The spectre of more than 500 people living in a cluster of towers rising up to 16 levels around the North Shore's Milford Mall has dismayed an opponent.
William McCandless, a Milford resident since the 1950s, told the Environment Court on Tuesday that he was "gobsmacked" developer Milford Centre would propose 64m-high towers when the height trigger was only 11m.
"I am not comfortable with 500-plus new residents living on the same site as the shopping mall that is closed at night and in a town where there is no entertainment, sports fields, infrastructure or a police station to police them," he said.
Bronwyn Carruthers for Milford Centre told the court the suburb was identified as a prime location for intensification, developing 250 units was appropriate and negative effects could be managed.
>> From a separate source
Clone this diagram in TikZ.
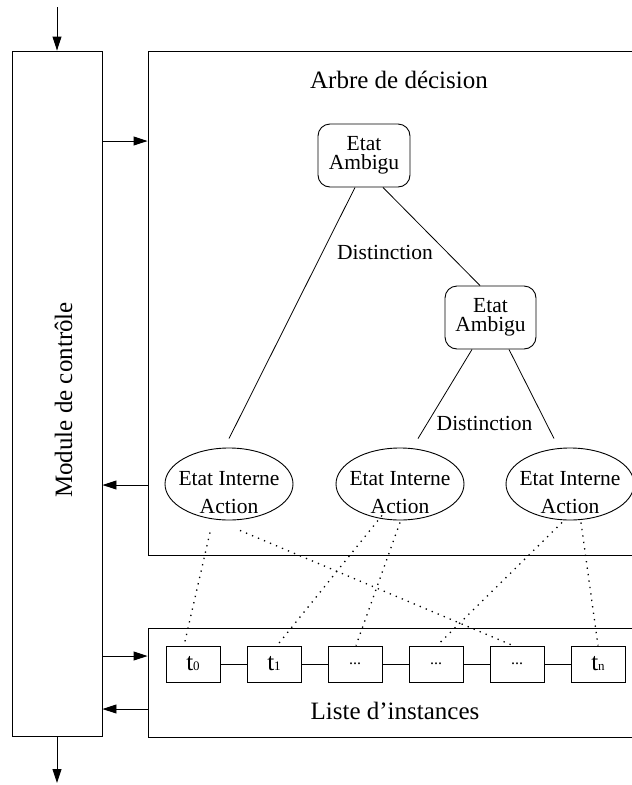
\documentclass[tikz,border=0pt]{standalone}
\usepackage{fontspec}
\setmainfont{Liberation Serif}
\usetikzlibrary{arrows.meta,shapes.geometric}
\newcommand\subsc[1]{{\fontsize{13}{13}\selectfont #1}}
\begin{document}
\begin{tikzpicture}[x=1pt,y=-1pt,
  box/.style={draw,line width=0.9pt,inner sep=0pt,rectangle},
  amb/.style={draw,line width=0.9pt,rounded corners=12pt,minimum width=92pt,minimum height=63pt,inner sep=0pt,align=center,font=\fontsize{21.5}{19}\selectfont},
  ell/.style={draw,line width=0.9pt,ellipse,minimum width=128pt,minimum height=72pt,inner sep=0pt},
  elltxt/.style={inner sep=0pt,align=center,font=\fontsize{21.5}{28}\selectfont},
  ibox/.style={draw,line width=0.9pt,minimum width=54pt,minimum height=36pt,inner sep=0pt,font=\fontsize{25}{25}\selectfont},
  big/.style={inner sep=0pt,font=\fontsize{25}{30}\selectfont},
  mid/.style={inner sep=0pt,font=\fontsize{21.5}{26}\selectfont},
  arr/.style={line width=0.9pt,-{Triangle[length=14pt,width=9pt]}},
  edge/.style={line width=0.8pt},
  dots/.style={line width=1.3pt,dash pattern=on 1.3pt off 5.2pt}
]
\useasboundingbox (0,0) rectangle (632,785);

% main boxes
\node[box,minimum width=90pt,minimum height=685pt] (module) at (57,393.5) {};
\node[box,minimum width=492pt,minimum height=504pt] (arbre) at (394,303) {};
\node[box,minimum width=492pt,minimum height=109pt] (liste) at (394,682.5) {};

\node[big,rotate=90,anchor=base] (modtxt) at (72,400) {Module de contrôle};
\node[big,anchor=base] (arbretxt) at (399,88) {Arbre de décision};
\node[big,anchor=base] (listetxt) at (395,719) {Liste d’instances};

% arrows of the control module
\coordinate (in) at (57,7);
\coordinate (out) at (57,783);
\coordinate (ya) at (0,141);
\coordinate (yb) at (0,485);
\coordinate (yc) at (0,656);
\coordinate (yd) at (0,709);
\draw[arr] (in) -- (module.north);
\draw[arr] (module.south) -- (out);
\draw[arr] (module.east |- ya) -- (arbre.west |- ya);
\draw[arr] (arbre.west |- yb) -- (module.east |- yb);
\draw[arr] (module.east |- yc) -- (liste.west |- yc);
\draw[arr] (liste.west |- yd) -- (module.east |- yd);

% decision tree
\node[amb] (a1) at (364,155.5) {Etat\\Ambigu};
\node[amb,minimum width=91pt] (a2) at (490.5,317.5) {Etat\\Ambigu};

\node[ell] (e1) at (229,484) {};
\node[ell] (e2) at (400,484) {};
\node[ell] (e3) at (570,484) {};
\node[elltxt] (e1t) at ([yshift=-9pt]e1.center) {Etat Interne\\Action};
\node[elltxt] (e2t) at ([yshift=-9pt]e2.center) {Etat Interne\\Action};
\node[elltxt] (e3t) at ([yshift=-9pt]e3.center) {Etat Interne\\Action};

\draw[edge] ([xshift=-9pt]a1.south) -- ([yshift=9pt]e1.north);
\draw[edge] ([xshift=19pt]a1.south) -- ([xshift=-10.5pt]a2.north);
\draw[edge] ([xshift=-18.5pt]a2.south) -- ([xshift=18pt,yshift=9pt]e2.north);
\draw[edge] ([xshift=18.5pt]a2.south) -- ([xshift=-16pt,yshift=9pt]e3.north);

\node[mid,anchor=base] (d1lab) at (385,259) {Distinction};
\node[mid,anchor=base] (d2lab) at (484.5,430) {Distinction};

% instance list
\node[ibox] (t0) at (193,664) {t\subsc{0}};
\node[ibox] (t1) at (274,664) {t\subsc{1}};
\node[ibox,font=\fontsize{16}{16}\selectfont] (d1) at (355,664) {...};
\node[ibox,font=\fontsize{16}{16}\selectfont] (d2) at (436,664) {...};
\node[ibox,font=\fontsize{16}{16}\selectfont] (d3) at (517,664) {...};
\node[ibox] (tn) at (598,664) {t\subsc{n}};
\draw[edge] (t0) -- (t1) -- (d1) -- (d2) -- (d3) -- (tn);

% dotted links
\draw[dots] ([xshift=-19pt,yshift=-12pt]e1.south) -- ([xshift=-9pt]t0.north);
\draw[dots] ([xshift=11pt,yshift=-10pt]e1.south) -- ([xshift=-4pt]d3.north);
\draw[dots] ([xshift=-18pt,yshift=5pt]e2.south) -- ([xshift=3pt]t1.north);
\draw[dots] ([yshift=-2pt]e2.south) -- ([xshift=1pt]d1.north);
\draw[dots] ([xshift=-8pt,yshift=-2pt]e3.south) -- ([xshift=1pt]d2.north);
\draw[dots] ([xshift=11pt,yshift=-2pt]e3.south) -- (tn.north);
\end{tikzpicture}
\end{document}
Building heights were one of the main issues but the Auckland Plan anticipated significant changes in Milford as well as about 30 other town centres around the region, she said.
"While the predominant form of new housing in town centres is anticipated to be low-rise and medium-rise apartments, terraced housing and town houses, there is a clear acknowledgement that high-rise apartments of nine-plus storeys may be appropriate in some areas identified for significant change," she said.
Mr McCandless said the apartment scheme contained nothing for the community and potential adverse effects were plainly obvious and would be significant.
Milford Centre is appealing against Auckland Council's rejection of its plan.
Mr McCandless said if surrounding shore suburbs had many two- and three-level apartment buildings, he might be convinced of the need to go higher at Milford. But until then he could not see the need for such tall towers on the site.
"I definitely do not support the huge quantum leap to five, eight, 12 and 16-storey as proposed by this plan change," he said, raising concerns about wind effects on houses nearby, the spectre of flooding and aesthetic issues.
"There will be significant adverse effects. Good Lord, it is 16, 12, eight and five-storey buildings crammed on to one allotment. You can't screen such buildings out with 64m shrubs. Visible is visible as far as I am concerned, no matter what design it is," he said, challenging the very concept of intensifying Milford, which he described as a flawed strategy.
"There are other ways of preventing traffic congestion and carbon pollution without giving up our business land and airspace above it," he said, decrying residential uses for business land.
Once the area was rezoned, it was "gone for good" and so were the potential employment opportunities, he said.
"On the face of it, the appellant is asking this court for a free ride to unchallenged 16, 12, eight and five-storey high-rise construction."